I wouldn’t worry too much about not getting any details from the original FW, the truth is there has been very little change in the FW since it’s release but the changes that have been made have not resulted in a revised version id and the IDE and lib version were not recorded so there is no surefire way to tell the exact version.

The results from the test FW should indeed be similar to a recently recompiled hex of the original FW as there were no major changes made, it was more about ensuring the latest libs were used and that everyone involved with diagnosis of the issue in that thread was using the same FW.

For that reason I haven’t made the source available so any copies out there will have been compiled at the same time, using the same libs in the same ide, making diagnosis easier with a level playing field.

The rssi values are not unusual, I get what you are saying about the additional wall and the difference in distance, but it is not a straightforward science that adheres to simple rules, the signals bounce around and get influenced by other things such as interference etc, not to mention tolerances in components etc so while your observations are sound and make sense, they are also possibly not a cause for to much concern.

The garage node is a bit of a concern though and that will be due to the signal threshold being changed in JeeLib. I too had a garage node that was regularly in the -80’s but I added a ground wire to my JeeLink (usb rfm2pi) prior to the lib changes, so adding a ground wire the same length as the antenna wire (to either the rfm2pi or the emonTx) and extending it in the opposite direction to the antenna to make a dipole might be worth a try and may well improve things, I gained ~10db rather surprisingly and the successful packet reception increased dramatically, I was previously losing around half the frames due to the weak signal. .

Definitely worth the effort. A quarter wave monopole sans ground plane (or wire dipole element) is a poor performer compared to a half-wave dipole.

Right, as it happens the antenna on that node was already a half wave monopole. So I added a half wave ground wire and turned it into a dipole. On the bench in my study it went from -80 to -65 rssi. I took it downstairs (more walls) and it went to back to 80. Back out to the garage and the signal disappeared again.
So I guess the next thing is to add a half wave dipole to the RFM69Pi?

What you’ve got is a full-wave dipole. Impedance at the feedpoint is greater than 1000 Ohms.

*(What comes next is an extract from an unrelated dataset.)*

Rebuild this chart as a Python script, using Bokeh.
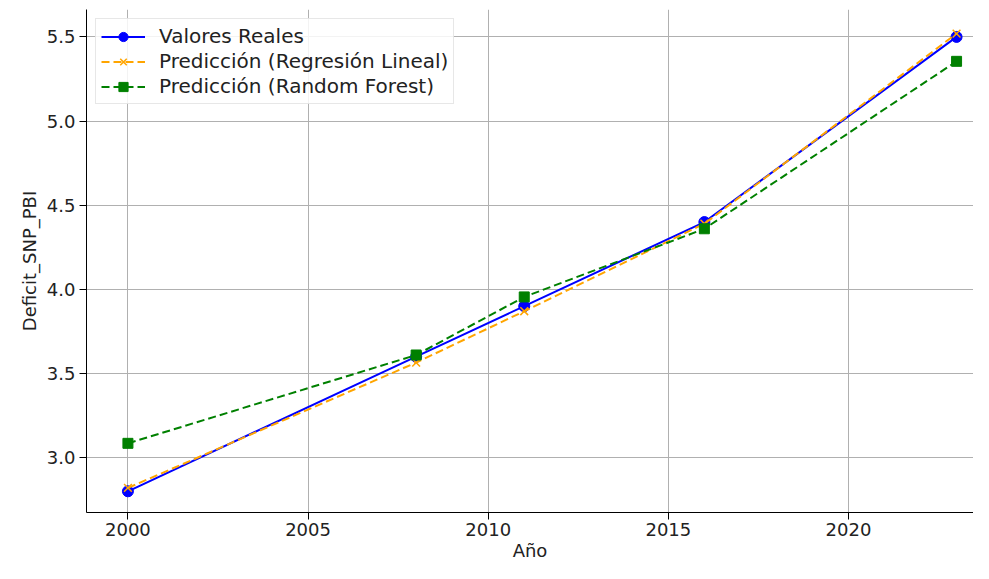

Change each element to a quarter-wave. That will give you a half-wave dipole and drop the feedpoint impedance to ~73 Ohms, a much better match for the RF module, which has an impedance of 50 Ohms.
(Note that the module’s RF port impedance is bit settable to either 50 or 200 Ohms)

Mismatched antennas are a double-edged sword. They reduce the effective radiated power of the transmitted signal and they attenuate the received signal by the same amount.